Сегодня завтракала у Нины Саломон, потом с ней ходила в «Bon Marche»,[220] потом вернулись к Саломон, застали там m-lle Герцен, с которой поговорили19.
Она спрашивала разные разъяснения по поводу последних книг и мыслей папа, но я не была так свежа, как когда я говорила с Вандой в вагоне, и поэтому чувствовала, что плохо на нее могла подействовать. Она говорит, что много молодежи очень интересуется папа, и вообще всяким религиозным движением, что они люди «с идеалом», как она говорит.
Потом пришла домой. Лева жалуется, охает, говорит, что за завтраком объелся.
В 4 часа за мной заехала одна художница-ирландка, чтобы свезти меня в Atelier Julian. Их 23 ателье в Париже. Там девушки рисуют голого мужчину, чуть-чуть задрапированного, а по углам сидят уже премированные художницы, которым позволяют писать свои картины для Salon. Оттуда она свела меня в ателье одной художницы, которая тоже пишет картину для Salon. Комната наполовину низкая, наполовину очень высокая, наставлены старинные стулья, кресла, накиданы драпировки, повешены китайские зонтики, стоят мольберты. И она сама, в красном шелковом платье, с перьями, кружевами, накрашенная, растрепанная, с палитрой в руке, царствует в этом bric-a-brас'е.[221] Моя ирландка и она сейчас же затараторили на своем местном художественном жаргоне о предстоящем Salon, о том, что кто говорит, и я с ужасом видела, что это то же движение к effet de lumiere[222] и всевозможным effets,[223] которое у нас, к счастью, только что начинает проникать. Они спрашивали меня про русское искусство, но содержанием картин вовсе не интересовались — пропускали мимо ушей, так что, говоря о картине Ге, мне как-то совестно было распространяться о сюжете, и я невольно говорила больше о технике, об исторической правдивости этой вещи. И грустно стало.

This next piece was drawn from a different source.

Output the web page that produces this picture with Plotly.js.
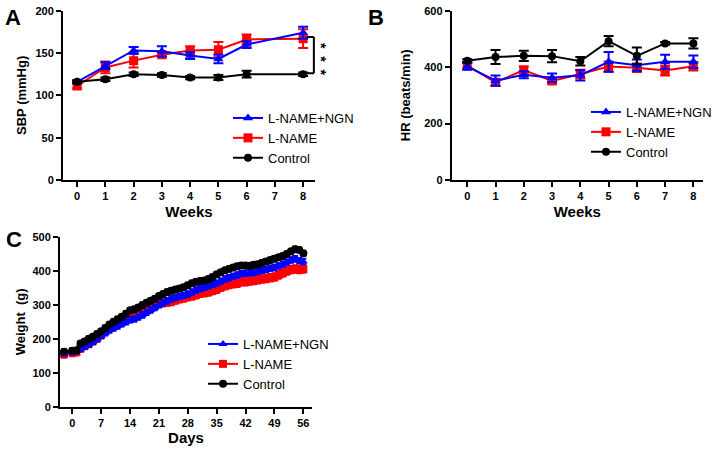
<!DOCTYPE html>
<html>
<head>
<meta charset="utf-8">
<script src="https://cdn.plot.ly/plotly-3.0.1.min.js"></script>
<style>html,body{margin:0;padding:0;background:#fff;}#chart{width:718px;height:450px;}</style>
</head>
<body>
<div id="chart"></div>
<script>
// ---------- Panel A: SBP ----------
const weeksA = [0, 1, 2, 3, 4, 5, 6, 8];
const sbpNGN = [116, 135, 153, 152, 147, 143, 160, 174];
const sbpNGNerr = [2, 4, 4, 6, 4, 5, 4, 7];
const sbpLN = [111, 133, 141, 148, 153, 154, 166, 167];
const sbpLNerr = [3, 7, 8, 3, 5, 9, 6, 11];
const sbpCtl = [116, 119, 125, 124, 121, 121, 125, 125];
const sbpCtlErr = [1, 2, 2, 2, 2, 3, 4, 2];

// ---------- Panel B: HR ----------
const weeksB = [0, 1, 2, 3, 4, 5, 6, 7, 8];
const hrNGN = [403, 352, 373, 362, 371, 419, 407, 419, 419];
const hrNGNerr = [12, 18, 12, 15, 18, 35, 20, 25, 22];
const hrLN = [405, 346, 390, 351, 376, 402, 398, 388, 403];
const hrLNerr = [10, 12, 12, 10, 15, 18, 15, 18, 15];
const hrCtl = [423, 436, 440, 439, 421, 492, 440, 484, 484];
const hrCtlErr = [5, 25, 18, 22, 15, 18, 30, 5, 18];

// ---------- Panel C: Weight ----------
const days = [-2, 0, 1, 2, 3, 4, 5, 6, 7, 8, 9, 10, 11, 12, 13, 14, 15, 16, 17, 18, 19, 20,
  21, 22, 23, 24, 25, 26, 27, 28, 29, 30, 31, 32, 33, 34, 35, 36, 37, 38, 39, 40,
  41, 42, 43, 44, 45, 46, 47, 48, 49, 50, 51, 52, 53, 54, 55, 56];
const wtCtl = [162, 165, 166, 186, 192, 200, 206, 214, 222, 232, 242, 250, 258, 265, 274, 284, 287, 292, 300, 306, 312, 318,
  326, 332, 338, 342, 345, 348, 352, 358, 364, 368, 370, 372, 376, 382, 390, 396, 402, 406, 410, 414,
  416, 416, 415, 418, 420, 424, 428, 432, 436, 440, 444, 450, 458, 464, 462, 452];
const wtNGN = [158, 162, 164, 172, 178, 185, 192, 200, 210, 218, 226, 232, 238, 244, 250, 256, 258, 264, 270, 278, 285, 292,
  300, 306, 312, 318, 322, 325, 328, 332, 338, 344, 348, 352, 356, 360, 364, 370, 376, 380, 384, 388,
  392, 393, 394, 396, 398, 402, 404, 408, 410, 415, 420, 426, 432, 436, 430, 428];
const wtLN = [155, 160, 162, 172, 180, 186, 194, 202, 212, 222, 232, 238, 246, 252, 258, 266, 270, 276, 282, 288, 292, 298,
  304, 306, 308, 310, 314, 318, 320, 324, 326, 330, 334, 336, 338, 342, 346, 352, 356, 360, 362, 364,
  368, 368, 370, 372, 374, 376, 378, 380, 382, 388, 394, 400, 404, 406, 404, 406];
const wtCtlErr = 7;
const wtNGNerr = 8;
const wtLNerr = 11;

const tickWeeks = [0, 1, 2, 3, 4, 5, 6, 7, 8];
const tickDays = [0, 7, 14, 21, 28, 35, 42, 49, 56];

const seriesNames = ['L-NAME+NGN', 'L-NAME', 'Control'];
const BLUE = '#0000ff', RED = '#ff0000', BLACK = '#000000';
const FONT = 'Arial, "Liberation Sans", sans-serif';

function tr(x, y, err, name, color, symbol, size, xa, ya, leg, rank, errw) {
  return {
    x: x, y: y, type: 'scatter', mode: 'lines+markers', name: name,
    xaxis: xa, yaxis: ya, legend: leg, legendrank: rank,
    line: {color: color, width: 2},
    marker: {color: color, symbol: symbol, size: size},
    error_y: Array.isArray(err)
      ? {type: 'data', array: err, visible: true, color: color, thickness: 2, width: errw}
      : {type: 'constant', value: err, visible: true, color: color, thickness: 2, width: errw}
  };
}

const data = [
  tr(weeksA, sbpLN, sbpLNerr, seriesNames[1], RED, 'square', 9, 'x', 'y', 'legend', 2, 5),
  tr(weeksA, sbpNGN, sbpNGNerr, seriesNames[0], BLUE, 'triangle-up', 9, 'x', 'y', 'legend', 1, 5),
  tr(weeksA, sbpCtl, sbpCtlErr, seriesNames[2], BLACK, 'circle', 8, 'x', 'y', 'legend', 3, 5),

  tr(weeksB, hrLN, hrLNerr, seriesNames[1], RED, 'square', 9, 'x2', 'y2', 'legend2', 2, 5),
  tr(weeksB, hrNGN, hrNGNerr, seriesNames[0], BLUE, 'triangle-up', 9, 'x2', 'y2', 'legend2', 1, 5),
  tr(weeksB, hrCtl, hrCtlErr, seriesNames[2], BLACK, 'circle', 8, 'x2', 'y2', 'legend2', 3, 5),

  tr(days, wtLN, wtLNerr, seriesNames[1], RED, 'square', 8, 'x3', 'y3', 'legend3', 2, 3),
  tr(days, wtNGN, wtNGNerr, seriesNames[0], BLUE, 'triangle-up', 8, 'x3', 'y3', 'legend3', 1, 3),
  tr(days, wtCtl, wtCtlErr, seriesNames[2], BLACK, 'circle', 8, 'x3', 'y3', 'legend3', 3, 3)
];

const tickFont = {family: FONT, size: 11, color: '#000', weight: 'bold'};

function xax(domain, range, ticks, anchor, title) {
  return {
    domain: domain, range: range, anchor: anchor,
    tickmode: 'array', tickvals: ticks, ticktext: ticks.map(String),
    showgrid: false, zeroline: false, showline: true, linecolor: '#000', linewidth: 2,
    ticks: 'outside', ticklen: 5, tickwidth: 2, tickcolor: '#000',
    tickfont: tickFont, fixedrange: true,
    title: {text: title, font: {family: FONT, size: 15, color: '#000', weight: 'bold'}, standoff: 5}
  };
}
function yax(domain, range, dtick, anchor, title, standoff) {
  return {
    domain: domain, range: range, anchor: anchor,
    tickmode: 'linear', tick0: 0, dtick: dtick,
    showgrid: false, zeroline: false, showline: true, linecolor: '#000', linewidth: 2,
    ticks: 'outside', ticklen: 5, tickwidth: 2, tickcolor: '#000',
    tickfont: tickFont, fixedrange: true,
    title: {text: title, font: {family: FONT, size: 13, color: '#000', weight: 'bold'}, standoff: standoff}
  };
}

const legFont = {family: FONT, size: 13, color: '#000'};
function leg(x, y) {
  return {x: x, y: y, xanchor: 'left', yanchor: 'top', font: legFont, bgcolor: 'rgba(0,0,0,0)',
    itemwidth: 30, tracegroupgap: 0, traceorder: 'normal'};
}

const layout = {
  width: 718, height: 450,
  margin: {l: 0, r: 0, t: 0, b: 0},
  paper_bgcolor: '#fff', plot_bgcolor: '#fff',
  font: {family: FONT, color: '#000'},
  showlegend: true,
  xaxis: xax([63/718, 315/718], [-0.5, 8.42], tickWeeks, 'y', 'Weeks'),
  yaxis: yax([1 - 180/450, 1 - 10.7/450], [0, 200], 50, 'x', 'SBP (mmHg)', 6),
  xaxis2: xax([451.7/718, 703/718], [-0.55, 8.34], tickWeeks, 'y2', 'Weeks'),
  yaxis2: yax([1 - 180/450, 1 - 10.7/450], [0, 600], 200, 'x2', 'HR (beats/min)', 11),
  xaxis3: xax([60/718, 312/718], [-2.98, 58.1], tickDays, 'y3', 'Days'),
  yaxis3: yax([1 - 406.7/450, 1 - 237/450], [0, 500], 100, 'x3', 'Weight&nbsp; (g)', 4),
  legend: leg(228/718, 1 - 103/450),
  legend2: leg(586/718, 1 - 97/450),
  legend3: leg(203/718, 1 - 329/450),
  shapes: [
    {type: 'line', xref: 'x', yref: 'y', x0: 8.38, x1: 8.38, y0: 126, y1: 169, line: {color: '#000', width: 2}},
    {type: 'line', xref: 'x', yref: 'y', x0: 8.12, x1: 8.38, y0: 169, y1: 169, line: {color: '#000', width: 2}},
    {type: 'line', xref: 'x', yref: 'y', x0: 8.12, x1: 8.38, y0: 126, y1: 126, line: {color: '#000', width: 2}}
  ],
  annotations: [
    {text: '*&nbsp;&nbsp;*&nbsp;&nbsp;*', xref: 'paper', yref: 'paper', x: 321/718, y: 1 - 59/450,
      xanchor: 'center', yanchor: 'middle', showarrow: false, textangle: 90,
      font: {family: FONT, size: 14, color: '#000', weight: 'bold'}},
    {text: 'A', xref: 'paper', yref: 'paper', x: 3/718, y: 1 - 3/450, xanchor: 'left', yanchor: 'top', showarrow: false,
      font: {family: FONT, size: 22, color: '#000', weight: 'bold'}},
    {text: 'B', xref: 'paper', yref: 'paper', x: 366/718, y: 1 - 3/450, xanchor: 'left', yanchor: 'top', showarrow: false,
      font: {family: FONT, size: 22, color: '#000', weight: 'bold'}},
    {text: 'C', xref: 'paper', yref: 'paper', x: 4/718, y: 1 - 225/450, xanchor: 'left', yanchor: 'top', showarrow: false,
      font: {family: FONT, size: 22, color: '#000', weight: 'bold'}}
  ]
};

Plotly.newPlot('chart', data, layout, {staticPlot: true, displayModeBar: false});
</script>
</body>
</html>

И еще тоскливо, когда вспомню, что утром накупила на целую кучу денег разных вещей в «Bon Marche». Ужасно стыдно и неприятно и целый день от этого камень на душе… Неужели я никогда не научусь быть разумной?
Лева все плох и ужасно духом низко пал. Избави бог мне его осуждать: я, может быть, была бы гораздо хуже его; но грустно видеть человека, который так снял с себя всякие нравственные обязательства. Часто он опоминается и старается думать не только о своей болезни, но сейчас же опять в нее погружается. И я очень плохая для него нянька. Тоже эгоистичная, не могу вся отдаться его излечению (сейчас вот забыла дать ему лекарство перед обедом), и не умею сохранять бодрость и веселость, когда он жалуется и ноет.